THE COLLABORATIVE ROLE OF THE CURATOR

The Seminar introduced the students to the range of departments and individuals with whom curators interact. The group met with leaders in the fields of conservation, education, exhibition design, art criticism, museum operations, administration, finance, fundraising, and development, and explored the varied collaborations and intersections of responsibilities that take place within the museum. In a meeting with Catherine Carver Dunn, Deputy Director, Advancement at the Solomon R. Guggenheim Museum, the cohort learned about how museums cultivate cultures of philanthropy and the importance for emerging curators to navigate fundraising and steward donors in support of their exhibitions.

The group also met with museum directors Thelma Golden (The Studio Museum in Harlem) and Anne Pasternak (Brooklyn Museum) to discuss the way that an institution’s vision is executed at the leadership level. In addition, conversations with museum trustees clarified the role of board governance and the number of ways in which board members support and drive a museum’s mission.

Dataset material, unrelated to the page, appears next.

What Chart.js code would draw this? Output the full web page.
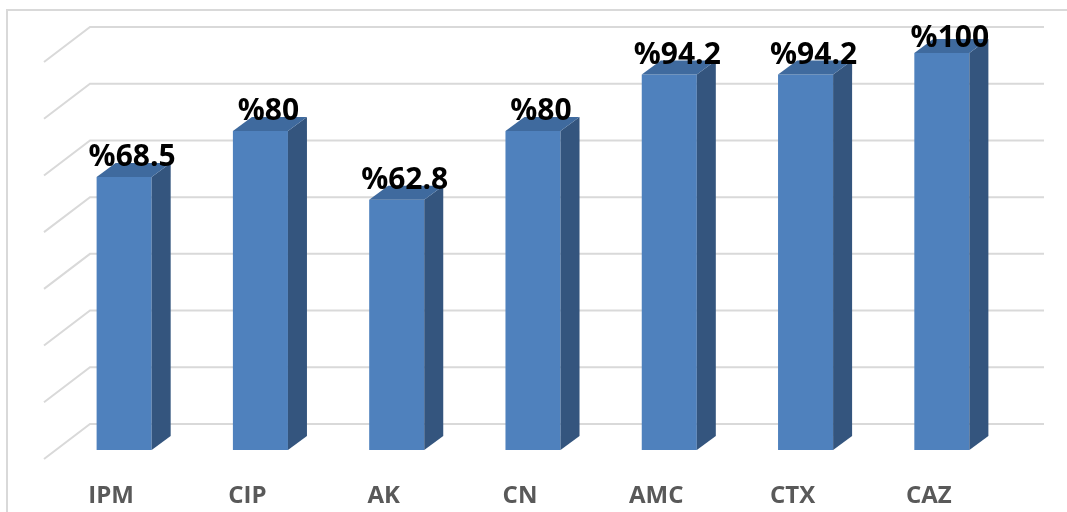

ALIGNING MISSION & PROGRAM

This year’s Seminar participants completed a small group exercise that examined how a museum’s stated mission steers its program and visitor experience. Teams considered the language of museum mission statements and were then assigned to analyze one of three cultural institutions located in Long Island City: MoMA PS1The Noguchi Museum, and SculptureCenter. By completing visitor experience assessments, researching the history and reach of each museum, and discussing community and civic engagement, the students weighed the alignment between mission and program and presented on their findings to invited respondents. In discussing their observations, the students deepened their understanding of how museums reflect their goals to audiences and how these objectives evolve over time.

BUILDING ON SKILLS & LEADERSHIP

Each year of the Seminar draws upon CCL’s success in training senior museum curators in the fundamentals of museum management and leadership with coursework geared toward PhD students and emerging museum professionals. This year, students in the Seminar studied the relationship between cost-benefit analysis and exhibition planning in a course on behavioral economics and self-management as related to professional working styles in a course on social psychology. These classes were complemented by a session on financial statements and budgeting led by Jan Postma, CFO at The Museum of Modern Art.

Across the two weeks, the students in this year’s Seminar developed a close rapport that enabled nuanced conversations around the realities of museums and their potential for effecting change. By meeting with a slate of cultural and civic leaders and connecting across classes of the Seminar and CCL Fellowship, this cohort of students established a strong sense of what it means to work in museums, which, for many, will prepare them to pursue careers forwarding object-based scholarship and public engagement with art history.

Congratulations to the exceptional graduates of the 2018 CCL/Mellon Foundation Seminar in Curatorial Practice!